In other areas, Tyler urged airlines and airports to work more closely on baggage delivery accuracy to support airlines as they unbundle their product, including baggage charges. Tyler noted the success of IATA’s Baggage Improvement Program, which has aided Air New Zealand and Auckland International Airport reduce baggage mishandling by 75%.

Tyler also called for more airport partnerships to promote e-freight. The global roll out of e-freight will lower costs across supply chains, improve efficiency, reliability, accuracy and security, and has the potential to contribute to shortening process cycles by up to 24 hours.

On the important issue of the environment, Tyler said airports and airlines are united with air navigation service providers and manufacturers on the issue of tackling aviation-related carbon emissions. To achieve the industry's commitments to improve fuel efficiency by 1.5% annually to 2020, cap net emissions from 2020 and cut net emissions in half by 2050 (compared to 2005 emissions), the Director General called for innovative, cooperative approaches.

“I encourage airports around the world to team-up with airlines," he said. "Some airports—Madrid-Barajas, Detroit and Stockholm-Arlanda have allocated land to grow source crops for sustainable biofuels. Zurich Airport has mandated the used of fixed ground power. These are all important moves to improve our environmental performance,” Tyler noted.
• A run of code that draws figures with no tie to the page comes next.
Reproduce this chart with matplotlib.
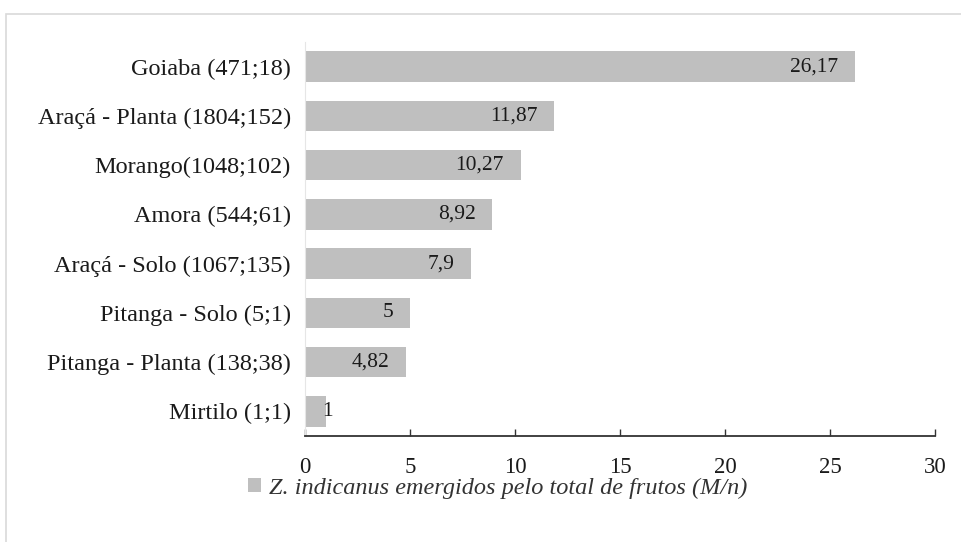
import matplotlib
matplotlib.use("Agg")
import matplotlib.pyplot as plt
from matplotlib.patches import Rectangle
from matplotlib.transforms import ScaledTranslation

categories = ["Goiaba (471;18)", "Araçá - Planta (1804;152)", "Morango(1048;102)",
              "Amora (544;61)", "Araçá - Solo (1067;135)", "Pitanga - Solo (5;1)",
              "Pitanga - Planta (138;38)", "Mirtilo (1;1)"]
values = [26.17, 11.87, 10.27, 8.92, 7.9, 5, 4.82, 1]
value_labels = ["26,17", "11,87", "10,27", "8,92", "7,9", "5", "4,82", "1"]
xticks = [0, 5, 10, 15, 20, 25, 30]
legend_label = "Z. indicanus emergidos pelo total de frutos (M/n)"

plt.rcParams['font.family'] = ['Liberation Serif', 'DejaVu Serif']

fig = plt.figure(figsize=(9.62, 5.42), dpi=100)
# chart frame
fig.patches.append(Rectangle((6/962, -0.05), 1.1, 1 - 14/542 + 0.05, transform=fig.transFigure,
                             fill=False, edgecolor='#D9D9D9', linewidth=1.2))

ax = fig.add_axes([305/962, 106/542, 630/962, 394/542])
ypos = list(range(len(categories)))
ax.barh(ypos, values, height=0.62, color='#BFBFBF')
ax.set_ylim(7.5, -0.5)
ax.set_xlim(0, 30)
ax.set_xticks(xticks)
ax.set_xticklabels([str(t) for t in xticks], fontsize=16.5, color='#1a1a1a')
ax.set_yticks(ypos)
ax.set_yticklabels(categories, fontsize=17.5, color='#1a1a1a')
ax.tick_params(axis='y', length=0, pad=10)
ax.tick_params(axis='x', direction='in', length=5, width=1, color='#333333', pad=15)
for s in ['top', 'right']:
    ax.spines[s].set_visible(False)
ax.spines['left'].set_color('#E6E6E6')
ax.spines['left'].set_linewidth(0.8)
ax.spines['bottom'].set_color('#333333')
ax.spines['bottom'].set_linewidth(1.3)

texts = []
for y, v, lab in zip(ypos, values, value_labels):
    t = ax.annotate(lab, xy=(v, y), xytext=(-12, 0), textcoords='offset points',
                    ha='right', va='center', fontsize=15.5, color='#1a1a1a')
    texts.append(t)

# keep labels of very short bars from crossing the axis start (Excel-like)
fig.canvas.draw()
renderer = fig.canvas.get_renderer()
ax_left = ax.transData.transform((0, 0))[0]
for t in texts:
    bb = t.get_window_extent(renderer)
    min_left = ax_left + 17
    if bb.x0 < min_left:
        shift_pts = (min_left - bb.x0) * 72 / fig.dpi
        t.set_position((-12 + shift_pts, 0))

handle = Rectangle((0, 0), 1, 1, facecolor='#BFBFBF', edgecolor='none')
fig.legend([handle], [legend_label], loc='center', bbox_to_anchor=(498/962, 1 - 488/542),
           frameon=False, prop={'style': 'italic', 'size': 17.5}, handlelength=0.5,
           handleheight=0.55, handletextpad=0.35, labelcolor='#333333')

fig.savefig("out.png", dpi=100)
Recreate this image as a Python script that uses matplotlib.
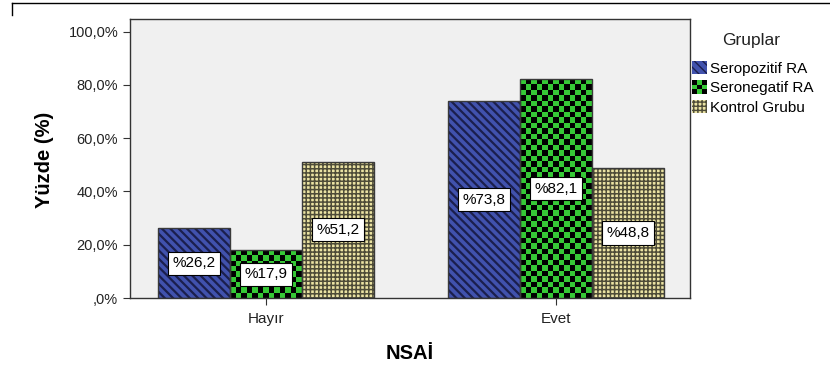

Lastly, on the business relationship between airlines and airports, Tyler reiterated the importance of cost-efficient airports with charges in line with International Civil Aviation Organization principles. Tyler called for reviews of current practices to ensure pricing arrangements between the two stakeholders are transparent and reliable.

“Airlines and airports are in a business relationship and it is a tough business. Airlines are expected to make a margin of 1.2% this year and 0.8% in 2012. Airports will be under similar pressure. In fact, regardless of the economic situation, there is a natural tension in the supplier-customer relationship between airports and airlines. But let’s keep focused on the fact that airlines and airports both need to be financially sound financial partners that are able to plan and grow our businesses together.”